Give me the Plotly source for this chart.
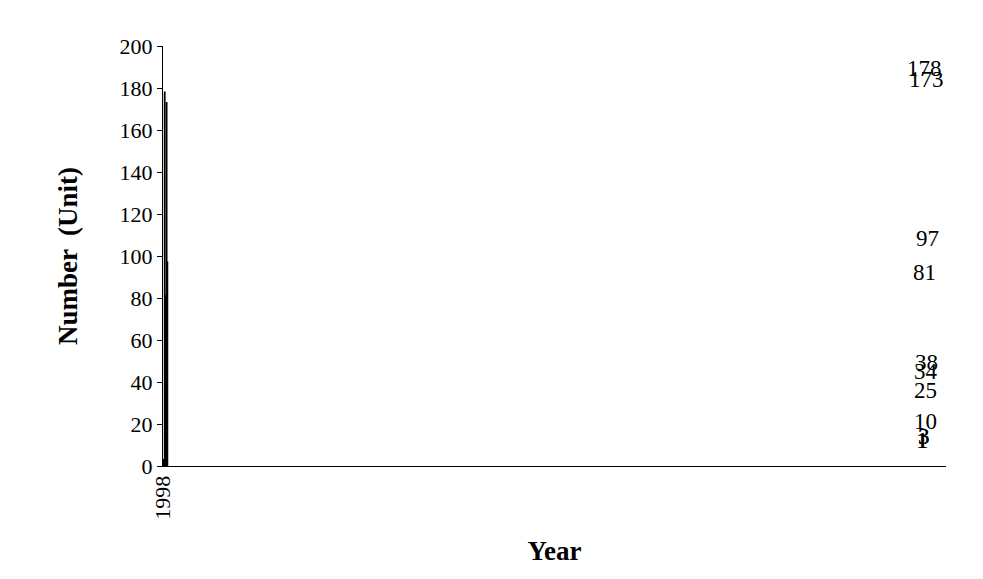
import plotly.graph_objects as go

years = ["1998","2000","2002","2003","2004","2005","2006","2007","2008","2009","2010","2011"]
values = [1,1,3,3,178,81,25,10,34,173,38,97]

fig = go.Figure(go.Bar(
    x=years, y=values,
    marker=dict(color="#4F81BD", line=dict(color="black", width=1.5)),
))
for yr, v in zip(years, values):
    fig.add_annotation(x=yr, y=v, text=str(v), showarrow=False, yanchor="bottom", yshift=9,
                       font=dict(family="Liberation Serif", size=23, color="black"))
fig.update_layout(
    width=983, height=579, plot_bgcolor="white", paper_bgcolor="white",
    margin=dict(l=155, r=45, t=38, b=121), bargap=0.27, showlegend=False,
    font=dict(family="Liberation Serif", size=22, color="black"),
)
fig.update_xaxes(type="category", tickangle=-90, showline=True, linecolor="black", linewidth=1,
                 ticks="", title=dict(text="<b>Year</b>", font=dict(size=27), standoff=22),
                 tickfont=dict(size=22))
fig.update_yaxes(range=[0,200], dtick=20, showline=True, linecolor="black", linewidth=1,
                 ticks="outside", ticklen=5, tickcolor="black", showgrid=False, zeroline=False,
                 title=dict(text="<b>Number  (Unit)</b>", font=dict(size=27), standoff=34),
                 tickfont=dict(size=22))
fig.write_html("out.html")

SET EXERCISE
Quote each line of the listing exactly, but leave the pictures out.

COMPLETED EXERCISE
Give me the Plotly source for this chart.
import plotly.graph_objects as go

years = ["1998","2000","2002","2003","2004","2005","2006","2007","2008","2009","2010","2011"]
values = [1,1,3,3,178,81,25,10,34,173,38,97]

fig = go.Figure(go.Bar(
    x=years, y=values,
    marker=dict(color="#4F81BD", line=dict(color="black", width=1.5)),
))
for yr, v in zip(years, values):
    fig.add_annotation(x=yr, y=v, text=str(v), showarrow=False, yanchor="bottom", yshift=9,
                       font=dict(family="Liberation Serif", size=23, color="black"))
fig.update_layout(
    width=983, height=579, plot_bgcolor="white", paper_bgcolor="white",
    margin=dict(l=155, r=45, t=38, b=121), bargap=0.27, showlegend=False,
    font=dict(family="Liberation Serif", size=22, color="black"),
)
fig.update_xaxes(type="category", tickangle=-90, showline=True, linecolor="black", linewidth=1,
                 ticks="", title=dict(text="<b>Year</b>", font=dict(size=27), standoff=22),
                 tickfont=dict(size=22))
fig.update_yaxes(range=[0,200], dtick=20, showline=True, linecolor="black", linewidth=1,
                 ticks="outside", ticklen=5, tickcolor="black", showgrid=False, zeroline=False,
                 title=dict(text="<b>Number  (Unit)</b>", font=dict(size=27), standoff=34),
                 tickfont=dict(size=22))
fig.write_html("out.html")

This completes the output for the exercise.